Akagi and 40 other Indigenous people gathered at the national park Monday afternoon to take part in a traditional ceremony to light the sacred fire to start the confederacy’s event. They all watched as several people spent nearly an hour trying to light the fire with a single flint during the partial eclipse.
“I’m thinking the fire needs to come to life, the confederacy needs to come back to life,” Akagi explained following the ceremony.
“The confederacy has gone through some pretty dark years, pretty rough times as every individual tribe, every Native person has,” he said.
“How do we rekindle that fire, how to bring it to life? How do we bring back the songs?” he asked.
Wabanaki means “People of First Light”
The Wabanaki Confederacy is a traditional political alliance between the Mi’kmaq, Wolastoqiyik (Maliseet), Passamaquoddy, Penobscot and Abenaki peoples in northeastern North America that dates back to the 1600s.
The name, Wabanaki, means “People of First Light.” The confederacy’s traditional territories extend from Newfoundland and Labrador to New Hampshire and Massachusetts.
The British ordered the confederacy to be disbanded in the mid-19th century. However, the alliance was revived in 1993.
Kejimkujik National Park, where the Mi’kmaw petroglyphs are located, was chosen for this year’s confederacy meeting because the place once was a traditional gathering place for Mi’kmaw people.
The agenda for the gathering included renewing alliances and discuss pressing issues such as the protection of water sources, the environment, language, identity and youth.
“It lit your own fire within your soul” – Nadine Bernard
Nadine Bernard, a Mi’kmaw from Sydney, N.S. said she noticed some symbolism as she watched the group trying to get the sacred fire going.
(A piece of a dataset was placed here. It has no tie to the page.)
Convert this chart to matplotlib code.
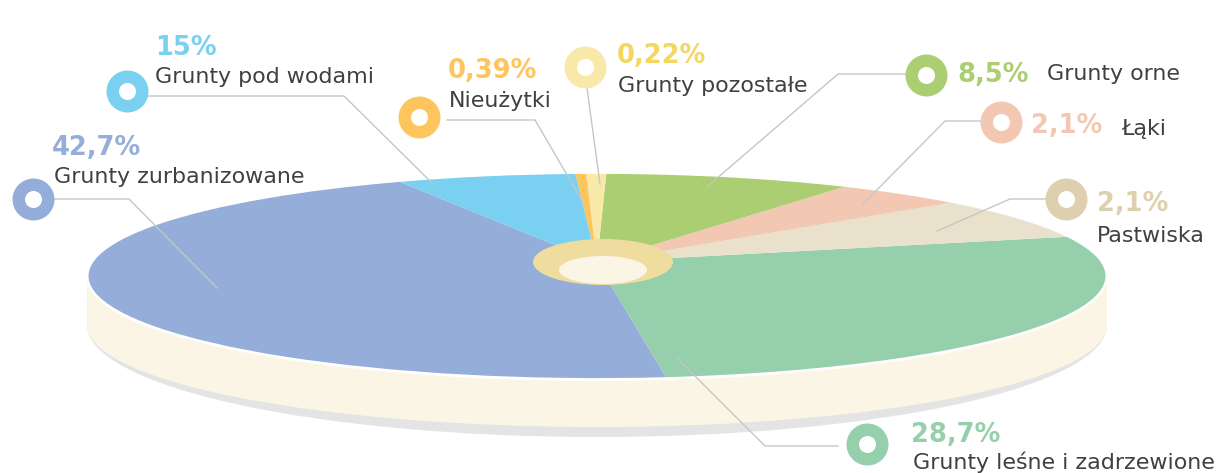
import matplotlib
matplotlib.use("Agg")
import matplotlib.pyplot as plt
import numpy as np
from matplotlib.patches import Ellipse, Rectangle
from matplotlib.transforms import Transform

# labels as printed on the chart
categories = ["Grunty zurbanizowane", "Grunty leśne i zadrzewione", "Pastwiska", "Łąki",
              "Grunty orne", "Grunty pozostałe", "Nieużytki", "Grunty pod wodami"]
value_labels = ["42,7%", "28,7%", "2,1%", "2,1%", "8,5%", "0,22%", "0,39%", "15%"]

# slice sizes as drawn (degrees on the disc), the picture does not follow the printed numbers
slice_sizes = [160.7, 98.3, 25.0, 16.7, 32.0, 2.6, 1.4, 23.3]
START_ANGLE = 116.1

slice_colors = ["#95ADD9", "#95CFAC", "#E9E1CC", "#F3C8B3", "#ABCE72", "#F8E9A9", "#FEC45D", "#7AD0F1"]
ring_colors = ["#95ADD9", "#95CFAC", "#DED0AE", "#F3C8B3", "#ABCE72", "#F8E9A9", "#FEC45D", "#7AD0F1"]
value_colors = ["#95ADD9", "#95CFAC", "#DED0AE", "#F3C8B3", "#ABCE72", "#F3D75E", "#FEC45D", "#7AD0F1"]

# layout, all in image pixels
RINGS = [(33, 199), (867, 444), (1066, 199), (1001, 122), (926, 75), (585, 67), (419, 117), (127, 91)]
VALUE_POS = [(52, 155), (911, 442), (1097, 211), (1031, 133), (957, 82), (617, 63), (448, 78), (155, 55)]
LABEL_POS = [(54, 183), (913, 469), (1097, 242), (1121, 135), (1047, 80), (618, 92), (449, 107), (155, 83)]
LEADERS = [
    [(54, 199), (129, 199), (217, 288)],
    [(838, 446), (765, 446), (677, 358)],
    [(1046, 199), (1010, 199), (937, 231)],
    [(980, 121), (945, 121), (863, 204)],
    [(906, 74), (838, 74), (708, 186)],
    [(587, 88), (600, 184)],
    [(447, 120), (535, 120), (584, 204)],
    [(148, 96), (344, 96), (432, 183)],
]
TIP_X, TIP_Y = 597, 262
SCALE_X, SCALE_Y, TILT = 503.7, 100.2, 0.137


class DiscPerspective(Transform):
    """Unit disc -> image pixels, tilted so the near edge looks bigger."""
    input_dims = 2
    output_dims = 2

    def transform_non_affine(self, values):
        values = np.asarray(values)
        w = 1 + TILT * values[:, 1]
        return np.column_stack([TIP_X + SCALE_X * values[:, 0] / w,
                                TIP_Y - SCALE_Y * values[:, 1] / w])


fig = plt.figure(figsize=(12.16, 4.73), dpi=100)
ax = fig.add_axes([0, 0, 1, 1])

# base of the disc: shadow, cream side, white rim
ax.add_patch(Ellipse((597, 325), 1020, 224, color="#E4E4E4", lw=0, zorder=1))
ax.add_patch(Ellipse((597, 325), 1020, 204, color="#FBF5E5", lw=0, zorder=2))
ax.add_patch(Rectangle((87, 275), 1020, 50, color="#FBF5E5", lw=0, zorder=2))
ax.add_patch(Ellipse((597, 278), 1020, 206, color="white", lw=0, zorder=3))

wedges, _ = ax.pie(slice_sizes, colors=slice_colors, startangle=START_ANGLE, counterclock=True,
                   wedgeprops={"linewidth": 0})
to_pixels = DiscPerspective() + ax.transData
for w in wedges:
    w.set_transform(to_pixels)
    w.set_zorder(4)

ax.set_aspect("auto")
ax.set_xlim(0, 1216)
ax.set_ylim(473, 0)
ax.axis("off")

# hub
ax.add_patch(Ellipse((603, 262), 140, 46, color="#EFDC9F", lw=0, zorder=5))
ax.add_patch(Ellipse((603, 270), 88, 28, color="#FBF5E5", lw=0, zorder=6))

for pts in LEADERS:
    xs, ys = zip(*pts)
    ax.plot(xs, ys, color="#C6C6C6", lw=1, zorder=7)

for i, name in enumerate(categories):
    rx, ry = RINGS[i]
    ax.scatter(rx, ry, s=914, color=ring_colors[i], linewidths=0, zorder=8)
    ax.scatter(rx, ry, s=150, color="white", linewidths=0, zorder=9)
    ax.text(*VALUE_POS[i], value_labels[i], color=value_colors[i], fontsize=18.5, fontweight="bold",
            family="DejaVu Sans", ha="left", va="baseline", zorder=10)
    ax.text(*LABEL_POS[i], name, color="#404040", fontsize=15.9,
            family="DejaVu Sans", ha="left", va="baseline", zorder=10)

fig.savefig("out.png", dpi=100)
“It was kind of emotional, seeing the struggle of it from beginning to end, seeing the many hands, people trying their hardest (using) the flint,” Bernard, a Coady Institute student in the Indigenous women’s leadership program at St. FX, described.
“So just watching the different people struggle to get there, you could see it inwards, saying the struggle of our people to identify with our culture, be proud of who we are, to save our language, to go back and be leaders in our communities,” she said.
“And once the fire finally went, it was empowering because it kind of gave you that hope again, like it lit your own fire within your soul,” she added.
Bernard said she hopes to sit down to talk with elders during her stay.
“We need the knowledge of our elders to give us because a lot of us are younger and we really don’t have that experience and that knowledge that we’re seeking,” Bernard said.
Akagi hoped that participants will think about the ways they can contribute to make the Wabanaki Confederacy a stronger alliance.
“How can we do the right thing? Doing the right thing with the woods. Doing the right thing with the land, the water, the air?” Akagi asked.
The Wabanaki Confederacy gathering wraps up today.